Integrating North Star with OKR

The north star metric and the OKR system serve different purposes at different time scales. The north star is a permanent reference point that doesn't change quarter to quarter — it's the definition of what creating value looks like for your product. An Objective in the OKR system is a quarterly goal: it changes each quarter as the team works on different aspects of the business. The integration point is that the north star should anchor the Objective's ambition — if the Objective doesn't eventually lead to a higher north star metric, it's not worth pursuing.

Key Results, in this integration model, become leading indicators that predict north star movement. For Slack's north star of messages sent, a quarterly Key Result might be "increase the percentage of new teams reaching 100 messages in their first week from 35% to 55%." This is a leading indicator because teams that reach 100 messages in week one are far more likely to reach 2,000 messages total. Building the OKR structure to work backward from the north star — north star defines the Objective's direction, Key Results identify the mechanisms that move the north star — produces a goal system where every quarter's work accumulates toward the same long-term target rather than cycling through disconnected priorities.

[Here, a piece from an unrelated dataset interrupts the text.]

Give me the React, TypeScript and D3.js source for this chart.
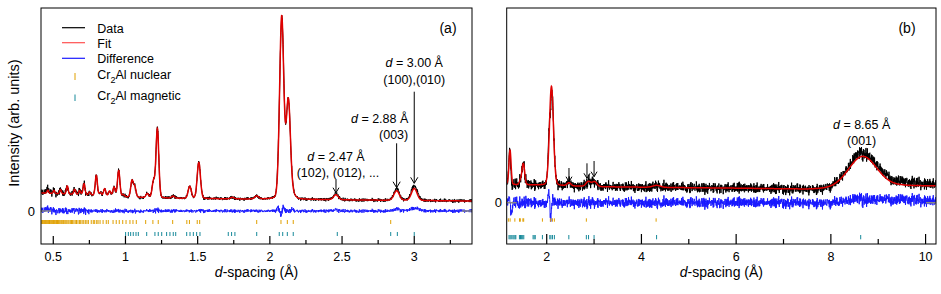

Frequently Asked Questions

How do I find my north star metric if I've never tracked it before? Start by listing the five to ten behaviours users take in your product, then identify which behaviour most strongly correlates with retention. Pull cohort data segmented by each behaviour and plot 90-day retention for users who took each action versus those who didn't. The behaviour with the largest retention gap is likely your north star. If you don't have enough data yet, use the theoretical version: which single behaviour would you most want every new user to take in their first week?

How many metrics should I track weekly? Five to eight metrics on a weekly dashboard is the right range. Below five, you lack visibility into important parts of the business. Above ten, the review meeting becomes a reporting exercise rather than a decision-making one. The north star metric, one acquisition metric, one activation metric, one retention metric, one revenue metric, and one product health metric (like API error rate or page load time) covers all critical business dimensions in six numbers.

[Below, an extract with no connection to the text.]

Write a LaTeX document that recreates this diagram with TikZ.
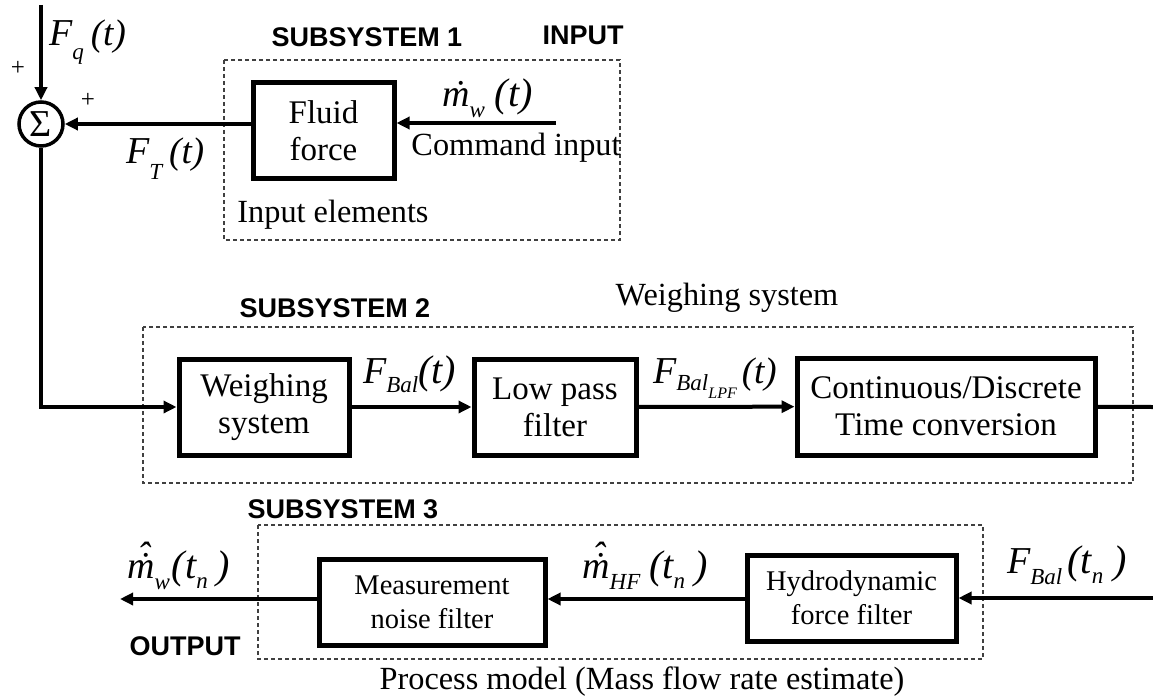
\documentclass[tikz,border=0pt]{standalone}
\usepackage{fontspec}
\setmainfont{Liberation Serif}
\setsansfont{Liberation Sans}
\usetikzlibrary{arrows.meta}

% symbol pieces of the signal labels
\newcommand\symF[1]{{\fontsize{38}{38}\selectfont\itshape #1}}
\newcommand\symP[1]{{\fontsize{37}{37}\selectfont\itshape #1}}
\newcommand\symPL[1]{{\fontsize{40}{40}\selectfont\itshape #1}}
\newcommand\symS[1]{{\fontsize{23}{23}\selectfont\itshape #1}}
\newcommand\symSS[1]{{\fontsize{16}{16}\selectfont\itshape #1}}
% m with a dot, and m with a dot and a hat
\newcommand\mdt{\ooalign{m\cr\hidewidth\kern0.14em\char"02D9\hidewidth\cr}}
\newcommand\mhatdt{\ooalign{m\cr\hidewidth\kern0.14em\char"02D9\hidewidth\cr
  \hidewidth\kern0.16em\raisebox{0.26em}{\char"02C6}\hidewidth\cr}}

\begin{document}
\begin{tikzpicture}[x=1pt,y=-1pt,
  blk/.style={draw, line width=5pt, inner sep=0pt, align=center,
    font=\fontsize{33}{37}\selectfont},
  blksmall/.style={blk, font=\fontsize{28.5}{34}\selectfont},
  sig/.style={line width=4pt, -{Triangle[length=13pt,width=12pt]}},
  sigline/.style={line width=4pt},
  grp/.style={draw=black!75, line width=1.2pt, dash pattern=on 4pt off 3pt},
  head/.style={font=\sffamily\bfseries\fontsize{27}{30}\selectfont, inner sep=0pt},
  captext/.style={font=\fontsize{32.3}{36}\selectfont, inner sep=0pt},
  lbl/.style={inner sep=0pt, anchor=base west},
  pm/.style={font=\fontsize{25}{25}\selectfont, inner sep=0pt}
]
\useasboundingbox (0,0) rectangle (1153,698);

% grouping frames
\draw[grp] (224,60) rectangle (620,240);
\draw[grp] (143,327) rectangle (1133,483);
\draw[grp] (258,525) rectangle (983,659);

% headings and captions
\node[head] (h1) at (367,37) {SUBSYSTEM 1};
\node[head] (hin) at (583,35) {INPUT};
\node[head] (h2) at (335,308) {SUBSYSTEM 2};
\node[head] (h3) at (343,509) {SUBSYSTEM 3};
\node[head] (hout) at (185,646) {OUTPUT};
\node[captext] (c1) at (333,215) {Input elements};
\node[captext] (c2) at (727,298) {Weighing system};
\node[captext] (c3) at (642,682) {Process model (Mass flow rate estimate)};
\node[captext] (c4) at (516,148) {Command input};

% summing junction
\node[draw, circle, line width=3.5pt, minimum size=44pt, inner sep=0pt,
  font=\fontsize{38}{38}\selectfont] (sum) at (41,124) {\char"03A3};
\node[pm] (p1) at (18,68) {+};
\node[pm] (p2) at (88,100) {+};

% blocks
\node[blk, minimum width=141pt, minimum height=95pt] (fluid) at (323.5,130.5) {Fluid\\force};
\node[blk, minimum width=170pt, minimum height=96pt] (wsys) at (264,407) {Weighing\\system};
\node[blk, minimum width=162pt, minimum height=96pt] (lpf) at (555,407) {Low pass\\filter};
\node[blk, minimum width=298pt, minimum height=97pt] (cdt) at (946,406.5) {Continuous/Discrete\\Time conversion};
\node[blksmall, minimum width=226pt, minimum height=86pt] (mnf) at (432,602) {Measurement\\noise filter};
\node[blksmall, minimum width=209pt, minimum height=86pt] (hff) at (851.5,598) {Hydrodynamic\\force filter};

% free ends of the signal lines
\coordinate (fqtop) at (41,5);
\coordinate (cmdin) at (556,123);
\coordinate (cdtout) at (1153,407);
\coordinate (balin) at (1153,598);
\coordinate (outtip) at (120,599);

% signal lines
\draw[sig] (fqtop) -- (sum);
\draw[sig] (fluid.west |- sum) -- (sum);
\draw[sig] (cmdin) -- (cmdin -| fluid.east);
\draw[sig] (sum) |- (wsys.west);
\draw[sig] (wsys) -- (lpf);
\draw[sig] (lpf) -- (cdt);
\draw[sigline] (cdt) -- (cdtout);
\draw[sig] (balin) -- (balin -| hff.east);
\draw[sig] (hff.west |- outtip) -- (outtip -| mnf.east);
\draw[sig] (mnf.west |- outtip) -- (outtip);

% signal labels
\node[lbl] (lfq) at (49,46) {\symF{F}\raisebox{-14pt}{\symS{q}}\hspace{7pt}\symP{(t)}};
\node[lbl] (lft) at (126,163) {\symF{F}\raisebox{-17pt}{\symS{T}}\hspace{7pt}\symP{(t)}};
\node[lbl] (lmw) at (442,107) {\symF{\mdt}\raisebox{-10pt}{\symS{w}}\hspace{10pt}\symPL{(t)}};
\node[lbl] (lfb) at (363,383) {\symF{F}\raisebox{-9pt}{\symS{Bal}}\symPL{(t)}};
\node[lbl] (lfl) at (653,383) {\symF{F}\raisebox{-7pt}{\symS{Bal}}\raisebox{-15pt}{\symSS{LPF}}\hspace{5pt}\symP{(t)}};
\node[lbl] (lmh) at (582,578) {\symF{\mhatdt}\raisebox{-11pt}{\symS{HF}}\hspace{9pt}\symPL{(t}\raisebox{-10pt}{\symS{n}}\hspace{9pt}\symPL{)}};
\node[lbl] (lmo) at (127,578) {\symF{\mhatdt}\raisebox{-11pt}{\symS{w}}\hspace{2pt}\symPL{(t}\raisebox{-10pt}{\symS{n}}\hspace{9pt}\symPL{)}};
\node[lbl] (lfn) at (1007,573) {\symF{F}\raisebox{-11pt}{\symS{Bal}}\hspace{5pt}\symPL{(t}\raisebox{-10pt}{\symS{n}}\hspace{10pt}\symPL{)}};
\end{tikzpicture}
\end{document}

What is the difference between a leading indicator and a lagging indicator? A lagging indicator measures an outcome that has already occurred — monthly revenue, annual churn. A leading indicator measures a current behaviour that predicts a future outcome — activation rate predicts next month's retention, number of enterprise pilot customers predicts next quarter's revenue. Leading indicators are more actionable because teams can respond to them in time to change the outcome; lagging indicators confirm what already happened. Build your weekly dashboard primarily around leading indicators, with lagging indicators providing context.

How do I get my whole team to care about metrics? Make metrics visible and personal. Post the weekly dashboard in the team Slack channel every Monday morning with a one-paragraph interpretation. Connect each team member's work directly to specific metrics: tell the designer that their new onboarding flow is being measured by the activation rate, tell the engineer that their performance improvements are being measured by session length. Metrics that are owned by a person are updated and discussed; metrics that are company-owned in a spreadsheet are ignored.

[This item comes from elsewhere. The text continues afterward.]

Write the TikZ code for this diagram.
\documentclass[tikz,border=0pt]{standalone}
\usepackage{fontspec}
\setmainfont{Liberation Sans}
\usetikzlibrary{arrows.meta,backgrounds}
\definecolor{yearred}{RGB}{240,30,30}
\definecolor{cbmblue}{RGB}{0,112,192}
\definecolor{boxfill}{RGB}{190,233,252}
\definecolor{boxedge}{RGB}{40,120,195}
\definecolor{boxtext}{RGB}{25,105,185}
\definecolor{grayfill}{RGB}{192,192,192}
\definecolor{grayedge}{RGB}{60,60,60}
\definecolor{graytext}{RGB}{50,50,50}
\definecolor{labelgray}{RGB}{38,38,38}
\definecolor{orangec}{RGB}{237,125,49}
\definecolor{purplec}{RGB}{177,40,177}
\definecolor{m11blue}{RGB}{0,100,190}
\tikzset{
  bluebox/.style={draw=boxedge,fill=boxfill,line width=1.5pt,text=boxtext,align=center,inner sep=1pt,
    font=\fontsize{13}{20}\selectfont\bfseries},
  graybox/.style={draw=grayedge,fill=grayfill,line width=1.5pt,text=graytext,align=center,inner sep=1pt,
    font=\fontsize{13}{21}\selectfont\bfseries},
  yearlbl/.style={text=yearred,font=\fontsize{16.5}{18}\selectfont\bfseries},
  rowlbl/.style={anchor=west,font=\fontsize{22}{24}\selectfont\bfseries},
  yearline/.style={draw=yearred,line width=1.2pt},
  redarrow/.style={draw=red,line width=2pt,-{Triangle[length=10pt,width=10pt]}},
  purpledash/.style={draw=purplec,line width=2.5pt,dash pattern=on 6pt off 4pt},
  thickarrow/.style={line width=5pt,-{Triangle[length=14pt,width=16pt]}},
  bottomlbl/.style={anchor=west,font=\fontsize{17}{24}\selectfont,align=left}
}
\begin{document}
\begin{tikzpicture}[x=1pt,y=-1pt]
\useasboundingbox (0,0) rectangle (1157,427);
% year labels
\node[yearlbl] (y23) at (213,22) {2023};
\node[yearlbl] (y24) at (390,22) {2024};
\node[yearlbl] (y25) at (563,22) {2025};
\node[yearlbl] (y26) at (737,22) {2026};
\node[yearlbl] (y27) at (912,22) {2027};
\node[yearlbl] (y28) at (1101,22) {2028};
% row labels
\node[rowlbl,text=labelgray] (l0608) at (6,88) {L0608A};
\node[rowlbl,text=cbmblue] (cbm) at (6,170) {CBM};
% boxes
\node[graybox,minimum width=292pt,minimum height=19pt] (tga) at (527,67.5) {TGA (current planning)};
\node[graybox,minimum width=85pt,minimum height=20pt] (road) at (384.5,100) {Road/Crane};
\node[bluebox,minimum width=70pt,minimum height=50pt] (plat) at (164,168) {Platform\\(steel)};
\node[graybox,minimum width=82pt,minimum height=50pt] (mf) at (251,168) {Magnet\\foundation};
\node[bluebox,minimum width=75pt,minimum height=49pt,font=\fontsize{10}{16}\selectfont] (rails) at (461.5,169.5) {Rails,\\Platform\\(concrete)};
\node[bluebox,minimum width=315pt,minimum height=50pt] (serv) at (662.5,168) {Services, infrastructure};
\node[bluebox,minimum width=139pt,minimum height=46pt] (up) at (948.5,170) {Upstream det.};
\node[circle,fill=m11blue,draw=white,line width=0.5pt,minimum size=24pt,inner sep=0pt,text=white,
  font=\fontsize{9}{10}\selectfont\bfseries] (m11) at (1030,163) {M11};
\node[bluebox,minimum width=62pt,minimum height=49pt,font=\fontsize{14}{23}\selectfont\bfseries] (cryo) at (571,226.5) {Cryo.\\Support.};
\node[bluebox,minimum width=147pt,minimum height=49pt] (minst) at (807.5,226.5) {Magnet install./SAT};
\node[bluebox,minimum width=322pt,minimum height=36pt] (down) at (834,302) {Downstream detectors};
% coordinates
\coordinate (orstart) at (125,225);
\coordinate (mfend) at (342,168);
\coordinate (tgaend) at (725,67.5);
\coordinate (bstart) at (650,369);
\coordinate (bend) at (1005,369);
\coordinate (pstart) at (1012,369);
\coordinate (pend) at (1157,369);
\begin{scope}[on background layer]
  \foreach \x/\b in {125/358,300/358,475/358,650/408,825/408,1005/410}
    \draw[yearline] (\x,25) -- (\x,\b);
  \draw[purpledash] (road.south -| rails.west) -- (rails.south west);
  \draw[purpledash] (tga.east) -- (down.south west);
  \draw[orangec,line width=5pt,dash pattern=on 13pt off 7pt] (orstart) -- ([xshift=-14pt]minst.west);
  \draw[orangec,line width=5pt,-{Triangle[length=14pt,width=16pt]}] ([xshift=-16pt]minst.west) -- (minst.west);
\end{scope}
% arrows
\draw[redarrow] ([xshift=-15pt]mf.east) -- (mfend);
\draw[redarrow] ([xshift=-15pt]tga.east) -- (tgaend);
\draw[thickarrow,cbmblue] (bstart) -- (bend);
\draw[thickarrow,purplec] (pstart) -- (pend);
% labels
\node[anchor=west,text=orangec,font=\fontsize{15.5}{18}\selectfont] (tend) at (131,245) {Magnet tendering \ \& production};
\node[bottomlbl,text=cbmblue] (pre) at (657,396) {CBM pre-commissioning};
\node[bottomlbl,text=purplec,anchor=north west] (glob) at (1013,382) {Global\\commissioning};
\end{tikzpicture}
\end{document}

When should I change my north star metric? When you complete a pivot that changes what value the product creates, or when you discover — through retention analysis — that a different metric is more predictive of retention than the one you've been using. Changing the north star because the current metric isn't growing is the wrong reason; changing it because you've learned something new about what drives retention in your product is the right reason. A north star that changes quarterly is a company that hasn't found product-market fit yet.